Jackie Sperle and Barney Lambert  in 2005, when they put the Utica Store they had operated for 27 years up for sale

Of course they want to do some serious traveling and relative-visiting. And, ‘I need about six months of rest,’ Barney says. ‘Time to just reflect and think. This lifestyle provided little time to just do nothing.’

Update - Barney’s Utica Store was eventually sold to three men who didn’t have the acumen and rural/people wherewithal to make the business go. It stayed open for while then closed, never to open again. Barney and Jackie have lived in the Stoughton area ever since -  doing what they want to do and currently that happens to be working at Bellbrook Farm, Brooklyn, raising Aronia plants.

Working through the heat

July 23, 2005 - “When the temperature is in the 80s and the sun is beaming down, health authorities recommend that older people seek a shady spot or air conditioned room, drink lots of water and limit their activity.

Eighty-year old Vernon Dunn, Oregon, took a different approach to the near 90 degree July heat on Monday when he began combining a seven-acre oats field on his son Donald’s farm near Oregon. He was assisted by his 85 year old brother, Gerald Dunn, Fitchburg.

The Dunns were using a 1965, Model 30 John Deere combine with a seven-foot head that was pulled by a 1969 John Deere 4020 tractor. Their early 50’s grain wagon was pulled by a 1955 Allis Chalmers WD 45 tractor.

Ninety-degree weather in July 2005 didn’t stop (left to right)  Gerald Dunn (age 85), Donald Dunn, and Vernon Dunn (age 80) from combining oats  “for  fun.”

The Dunns could have hired a custom operator who would have finished the seven-acre oats field in little more than an hour. It will take Vernon Dunn two days to do the job. Why work so hard in the heat and with such old equipment? ‘What heat? This is nothing compared to the days when we pitched bundles into a threshing machine and stacked straw,’  Vernon says. ‘This is our fun!’

(Note: Gerald Dunn died a few years ago, Donald still farms and his dad Vernon is 92 years old and still retired.)

Wisconsin plowing

January 20, 2006 -  Jack Everson, Belleville, had never seen or heard of anyone in Wisconsin plowing farmland in January, so he thought he’d try it.  Thus, on Jan. 16, 2006 with a temperature in the 40’s, Everson rousted his 1957 Massey Harris model 555 tractor out of its winter sleep, hitched up his three-bottom International Model 60 3/16 plow and went plowing.

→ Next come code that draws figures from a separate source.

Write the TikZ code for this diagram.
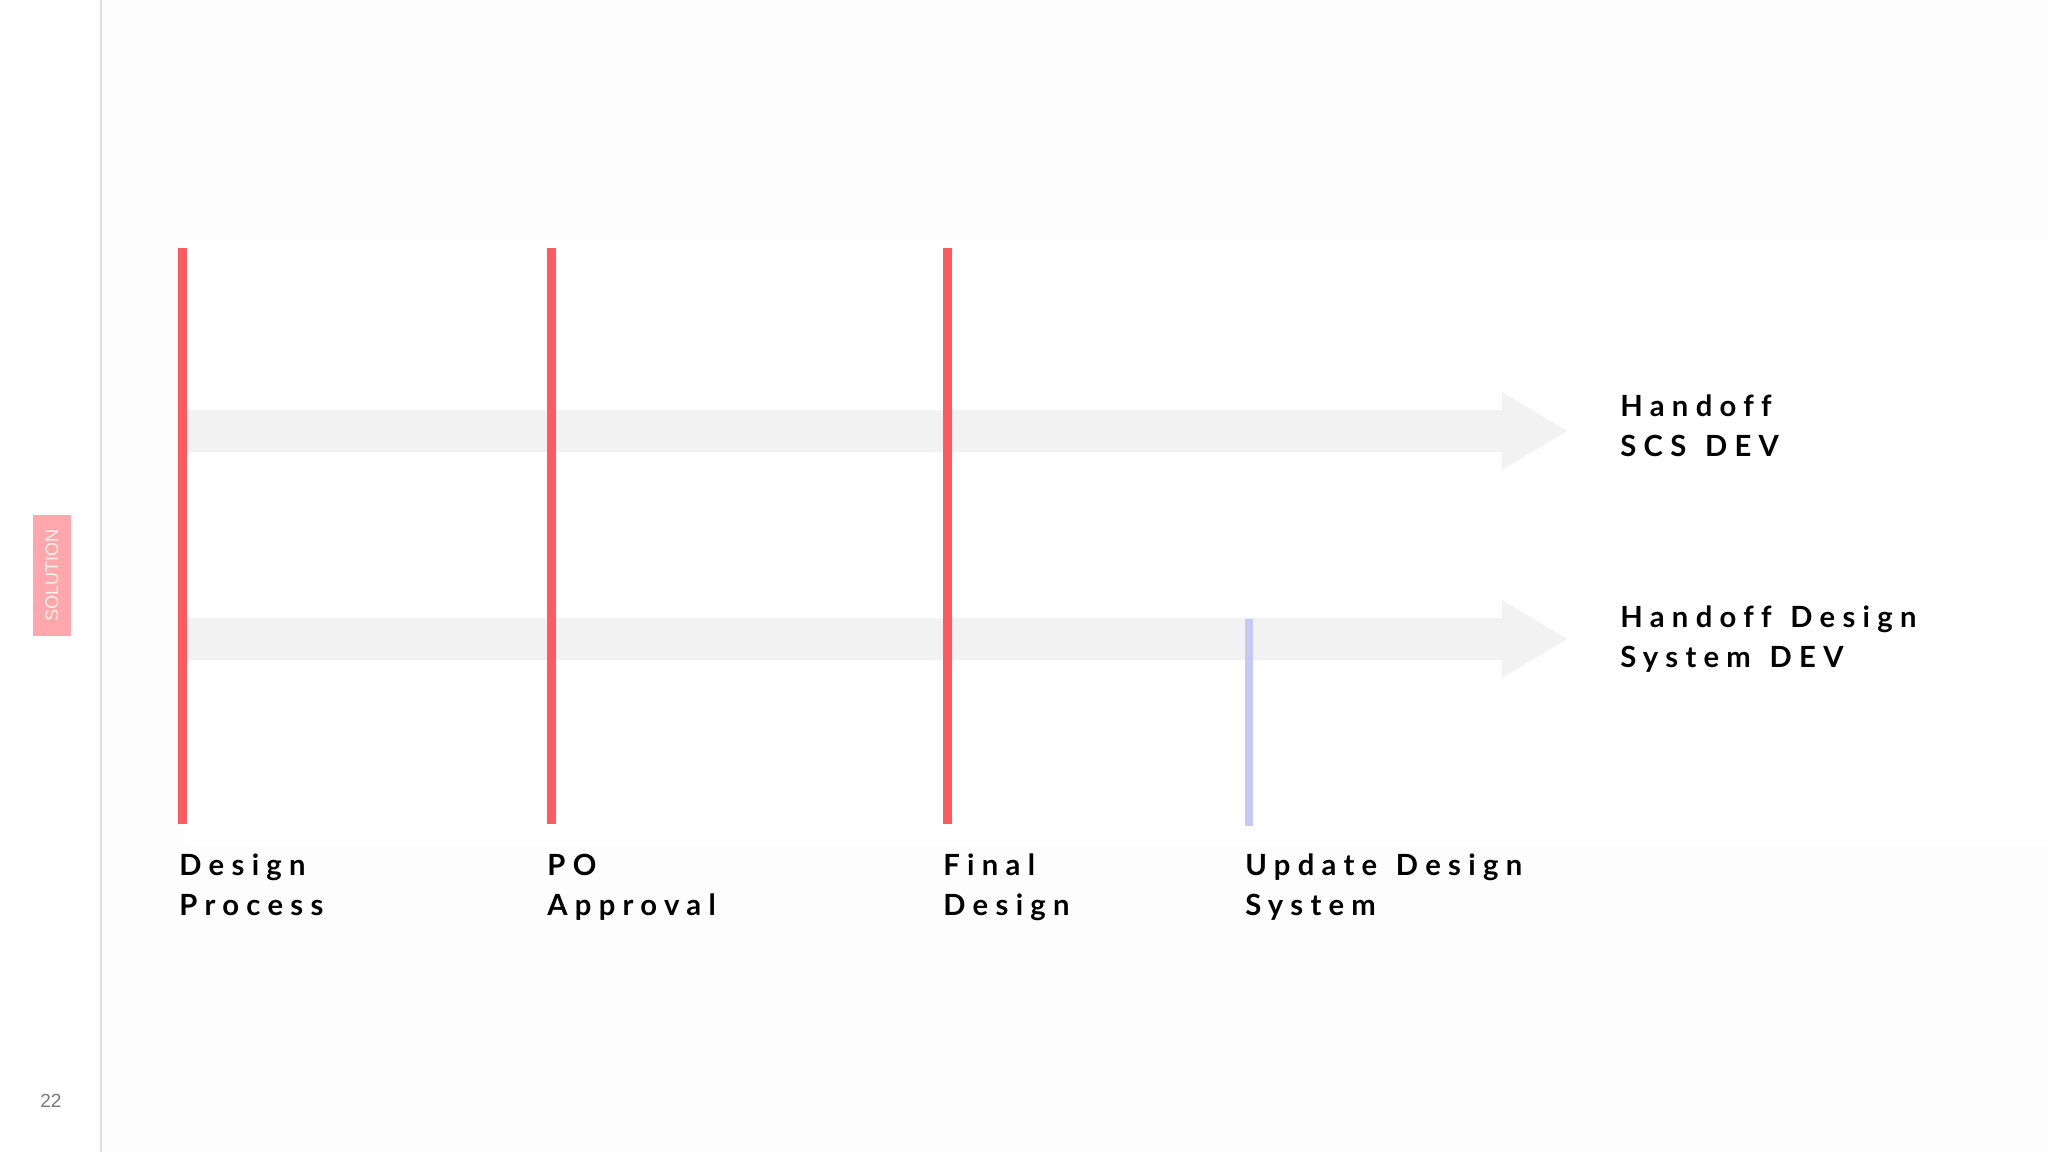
\documentclass[tikz,border=0pt]{standalone}
\usepackage{fontspec}
\newfontfamily\lblfont{Lato}[LetterSpace=25, Ligatures={NoCommon}, WordSpace=1.3]
\newfontfamily\tagfont{Liberation Sans}
\definecolor{mred}{HTML}{FF5A5F}
\definecolor{mblue}{HTML}{C5CAF2}
\definecolor{marrow}{HTML}{F2F2F2}
\definecolor{mpink}{HTML}{FFA7AD}
\definecolor{mtagtext}{HTML}{FFF1EA}
\definecolor{mdivider}{HTML}{DEDCDC}
\definecolor{mbg}{HTML}{FEFDFD}
\definecolor{mnum}{HTML}{7A7A7A}
\tikzset{
  milestone/.style={draw=mred, line width=4.5pt},
  sysline/.style={draw=mblue, line width=4pt},
  flowarrow/.style={fill=marrow, draw=none},
  lbl/.style={font={\lblfont\bfseries\fontsize{14.6}{20}\selectfont}, anchor=base west, inner sep=0pt, text=black},
}
\begin{document}
\begin{tikzpicture}[x=0.5pt,y=-0.5pt]
\useasboundingbox (0,0) rectangle (2048,1152);
% backgrounds
\fill[white] (0,0) rectangle (2048,1152);
\fill[mbg] (101,0) rectangle (2048,1152);
\fill[white] (186,240) rectangle (2048,845);
\draw[mdivider, line width=1pt] (100.5,0) -- (100.5,1152);

% side tag
\node (tag) [fill=mpink, minimum width=19pt, minimum height=60.5pt, inner sep=0pt] at (52,575.5) {};
\node (tagtext) [rotate=90, text=mtagtext, font={\tagfont\fontsize{9}{10}\selectfont}, inner sep=0pt] at (tag.center) {SOLUTION};
\node (pagenum) [text=mnum, font={\tagfont\fontsize{9.5}{10}\selectfont}, anchor=base west, inner sep=0pt] at (40,1107) {22};

% flow arrows
\fill[flowarrow] (182,410) -- (1502,410) -- (1502,392) -- (1567,431) -- (1502,470) -- (1502,452) -- (182,452) -- cycle;
\fill[flowarrow] (182,618) -- (1502,618) -- (1502,600) -- (1567,639) -- (1502,678) -- (1502,660) -- (182,660) -- cycle;

% milestones
\coordinate (m1t) at (182.5,248); \coordinate (m1b) at (182.5,824);
\coordinate (m2t) at (551.5,248); \coordinate (m2b) at (551.5,824);
\coordinate (m3t) at (947,248);   \coordinate (m3b) at (947,824);
\coordinate (m4t) at (1249,619);  \coordinate (m4b) at (1249,826);
\draw[milestone] (m1t) -- (m1b);
\draw[milestone] (m2t) -- (m2b);
\draw[milestone] (m3t) -- (m3b);
\draw[sysline] (m4t) -- (m4b);

% labels
\node (l1a) [lbl] at (179,875) {Design};
\node (l1b) [lbl] at (179,915.5) {Process};
\node (l2a) [lbl] at (547,875) {PO};
\node (l2b) [lbl] at (547,915.5) {Approval};
\node (l3a) [lbl] at (943,875) {Final};
\node (l3b) [lbl] at (943,915.5) {Design};
\node (l4a) [lbl] at (1245,875) {Update Design};
\node (l4b) [lbl] at (1245,915.5) {System};
\node (h1a) [lbl] at (1620,416) {Handoff};
\node (h1b) [lbl] at (1620,456.5) {SCS DEV};
\node (h2a) [lbl] at (1620,627) {Handoff Design};
\node (h2b) [lbl] at (1620,667.5) {System DEV};
\end{tikzpicture}
\end{document}
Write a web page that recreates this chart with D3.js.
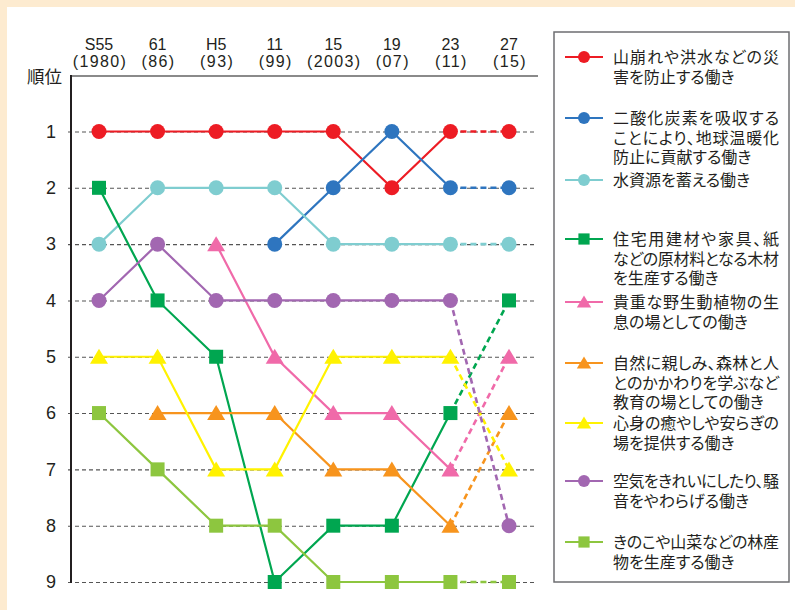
<!DOCTYPE html>
<html>
<head>
<meta charset="utf-8">
<script src="https://cdn.jsdelivr.net/npm/d3@7"></script>
<style>
  body { margin: 0; background: #fdebd0; }
  svg { display: block; }
  text { font-family: "Liberation Sans", Arial, "Noto Sans CJK JP", sans-serif; fill: #231f20; }
  .jp { font-family: "Noto Sans CJK JP", sans-serif; font-feature-settings: "palt"; }
</style>
</head>
<body>
<svg id="chart"></svg>
<script>
// survey years (two-line labels)
var years = ["S55", "61", "H5", "11", "15", "19", "23", "27"];
var yearsSub = ["(1980)", "(86)", "(93)", "(99)", "(2003)", "(07)", "(11)", "(15)"];
var ranks = [1, 2, 3, 4, 5, 6, 7, 8, 9];

// rank of each function per survey (null = not asked)
var rankDisaster = [1, 1, 1, 1, 1, 2, 1, 1];
var rankCarbon = [null, null, null, 3, 2, 1, 2, 2];
var rankWater = [3, 2, 2, 2, 3, 3, 3, 3];
var rankTimber = [2, 4, 5, 9, 8, 8, 6, 4];
var rankWildlife = [null, null, 3, 5, 6, 6, 7, 5];
var rankEducation = [null, 6, 6, 6, 7, 7, 8, 6];
var rankHealing = [5, 5, 7, 7, 5, 5, 5, 7];
var rankAir = [4, 3, 4, 4, 4, 4, 4, 8];
var rankForestProducts = [6, 7, 8, 8, 9, 9, 9, 9];

var series = [
  { name: ["山崩れや洪水などの災", "害を防止する働き"], values: rankDisaster, color: "#ed1c24", shape: "circle" },
  { name: ["二酸化炭素を吸収する", "ことにより、地球温暖化", "防止に貢献する働き"], values: rankCarbon, color: "#2e75bf", shape: "circle" },
  { name: ["水資源を蓄える働き"], values: rankWater, color: "#7fcdd0", shape: "circle" },
  { name: ["住宅用建材や家具、紙", "などの原材料となる木材", "を生産する働き"], values: rankTimber, color: "#00a650", shape: "square" },
  { name: ["貴重な野生動植物の生", "息の場としての働き"], values: rankWildlife, color: "#f06aa9", shape: "triangle" },
  { name: ["自然に親しみ、森林と人", "とのかかわりを学ぶなど", "教育の場としての働き"], values: rankEducation, color: "#f7941d", shape: "triangle" },
  { name: ["心身の癒やしや安らぎの", "場を提供する働き"], values: rankHealing, color: "#fff200", shape: "triangle" },
  { name: ["空気をきれいにしたり、騒", "音をやわらげる働き"], values: rankAir, color: "#a267b1", shape: "circle" },
  { name: ["きのこや山菜などの林産", "物を生産する働き"], values: rankForestProducts, color: "#8dc63f", shape: "square" }
];
var legendY = [57, 118, 180, 239, 302, 363, 423, 481, 542];

var width = 795, height = 610;
var svg = d3.select("#chart").attr("width", width).attr("height", height);

// white panel on cream background
svg.append("rect").attr("x", 7).attr("y", 7).attr("width", width - 7).attr("height", height - 7).attr("fill", "#fff");

var x = d3.scalePoint().domain(years).range([99, 509]);
var y = d3.scaleLinear().domain([1, 9]).range([131.5, 582]);
var axisX = 71, gridRight = 537;

// gridlines + rank labels
var yAxis = d3.axisLeft(y).tickValues(ranks).tickFormat(d3.format("d")).tickSizeOuter(0).tickPadding(9);
var gy = svg.append("g").attr("transform", "translate(" + axisX + ",0)").call(yAxis);
gy.select(".domain").remove();
gy.selectAll(".tick line")
  .attr("x1", -3).attr("x2", gridRight - axisX)
  .attr("stroke", "#555").attr("stroke-width", 1.1).attr("stroke-dasharray", "4,3");
gy.selectAll(".tick text").attr("font-size", 18).attr("fill", "#231f20")
  .style("font-family", "'Liberation Sans', Arial, sans-serif");

// top rule and left axis
svg.append("line").attr("x1", axisX).attr("x2", 538).attr("y1", 76).attr("y2", 76)
  .attr("stroke", "#8a8a8a").attr("stroke-width", 2);
svg.append("line").attr("x1", axisX).attr("x2", axisX).attr("y1", 75).attr("y2", 583)
  .attr("stroke", "#231f20").attr("stroke-width", 2);

svg.append("text").attr("class", "jp").attr("x", 62).attr("y", 83).attr("text-anchor", "end")
  .attr("font-size", 17.5).text("順位");

// year labels
var gx = svg.append("g");
gx.selectAll("text.yr").data(years).enter().append("text")
  .attr("x", function(d) { return x(d); }).attr("y", 50).attr("text-anchor", "middle")
  .attr("font-size", 16).text(function(d) { return d; });
gx.selectAll("text.sub").data(yearsSub).enter().append("text")
  .attr("x", function(d, i) { return x(years[i]) + 1; }).attr("y", 67).attr("text-anchor", "middle")
  .attr("font-size", 16).attr("letter-spacing", 1.4)
  .text(function(d) { return d; });

function drawMarker(g, shape, cx, cy, color, s) {
  if (shape == "circle") {
    g.append("circle").attr("cx", cx).attr("cy", cy).attr("r", 7.5 * s).attr("fill", color);
  } else if (shape == "square") {
    var h = 7 * s;
    g.append("rect").attr("x", cx - h).attr("y", cy - h).attr("width", 2 * h).attr("height", 2 * h).attr("fill", color);
  } else {
    var w = 9 * s, t = 8 * s;
    g.append("path").attr("d", "M" + cx + "," + (cy - t) + "L" + (cx + w) + "," + (cy + t - 1) + "L" + (cx - w) + "," + (cy + t - 1) + "Z")
      .attr("fill", color);
  }
}

var line = d3.line()
  .defined(function(d) { return d.v != null; })
  .x(function(d) { return x(d.year); })
  .y(function(d) { return y(d.v); });

var plot = svg.append("g");
series.forEach(function(s) {
  var pts = s.values.map(function(v, i) { return { year: years[i], v: v }; });
  plot.append("path").datum(pts.slice(0, 7)).attr("d", line)
    .attr("fill", "none").attr("stroke", s.color).attr("stroke-width", 2.2);
  // latest survey drawn dashed
  plot.append("path").datum(pts.slice(6)).attr("d", line)
    .attr("fill", "none").attr("stroke", s.color).attr("stroke-width", 2.6).attr("stroke-dasharray", "6,4");
});
series.forEach(function(s) {
  var g = plot.append("g");
  s.values.forEach(function(v, i) {
    if (v != null) drawMarker(g, s.shape, x(years[i]), y(v), s.color, 1);
  });
});

// legend
var lg = svg.append("g");
lg.append("rect").attr("x", 554).attr("y", 32).attr("width", 235).attr("height", 550)
  .attr("fill", "#fff").attr("stroke", "#6d6e71").attr("stroke-width", 1.5);
series.forEach(function(s, i) {
  var ly = legendY[i];
  lg.append("line").attr("x1", 565).attr("x2", 603).attr("y1", ly).attr("y2", ly)
    .attr("stroke", s.color).attr("stroke-width", 2);
  drawMarker(lg, s.shape, 584, ly, s.color, 0.8);
  var t = lg.append("text").attr("class", "jp").attr("x", 613).attr("y", ly + 6).attr("font-size", 16);
  s.name.forEach(function(n, j) {
    var ts = t.append("tspan").attr("x", 613).attr("dy", j == 0 ? 0 : 19.5).text(n);
    // wrapped lines are justified to the legend width
    if (j < s.name.length - 1) ts.attr("textLength", 166).attr("lengthAdjust", "spacing");
  });
});
</script>
</body>
</html>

Jack Everson, Belleville,  plows on a balmy day in January of 2006.

"The soil turns real nice," Everson said. "Just like in early spring." He admitted his soil was a bit on the sandy side and that he was not in any real hurry to get into the field. But, the balmy weather and sunny skies beckoned, he couldn’t pass up the once in a lifetime opportunity.

Everson rents much of his “Little Sugar Dairy” to a neighbor. But he still enjoys farming and collecting tractors...especially Massey Harris tractors — he has a shed full — and enjoys using them for their intended purpose — working farmland. But who would have ever thought of plowing a Dane county field in January? Not Jack Everson, but he did it and will never forget the event.

Bicycling cross-country

July 9, 2005 - “Since the summer of 1989, my annual vacation(?) has been spent on a bicycle traveling 400-500 miles somewhere in the Midwest. My fellow cyclists in the rather informal group called the Wright Riders pick what we think will be an interesting place to visit.

A route is selected, detailed maps are made and motel reservations secured. Since I have been involved, the group has cycled in Minnesota, Indiana, Ontario, Canada, Michigan, Missouri, Illinois and of course, Wisconsin. This year we revisited Michigan — for the fourth time.

John Oncken biked over 400 miles on the 2005 annual  week-long tour with the “Wright Riders.”

Our trip began with a four-hour ride on the SS Badger car ferry from Manitowoc to Ludington, MI on Saturday, June 18. Our route in Michigan led us about 400 miles from Ludington to Charlevoix and back. Daily  mileage ranged from a high of 75 miles to a low of 40 miles. As usual we traveled without a following vehicle, carrying our clothes and supplies in panniers over the back wheel.

As for me, I wondered if my body could survive a 400-mile bicycle ride 12 weeks after undergoing a three-hour operation, which included taking in 14 units of blood, losing three and a half feet of colon and adding 30 stitches down the middle. It did.“

(Note: After biking some 2,000 miles a year for over 20 years, I parked my Bianci about four years ago and haven’t ridden since — life changes.)

Many other rememorables appeared in this column in 2005-06: the August tornado at Stoughton; the “Cow Parade" in Madison; visiting California dairies, Dairy Expo and more. A long time ago or just yesterday, but time passes.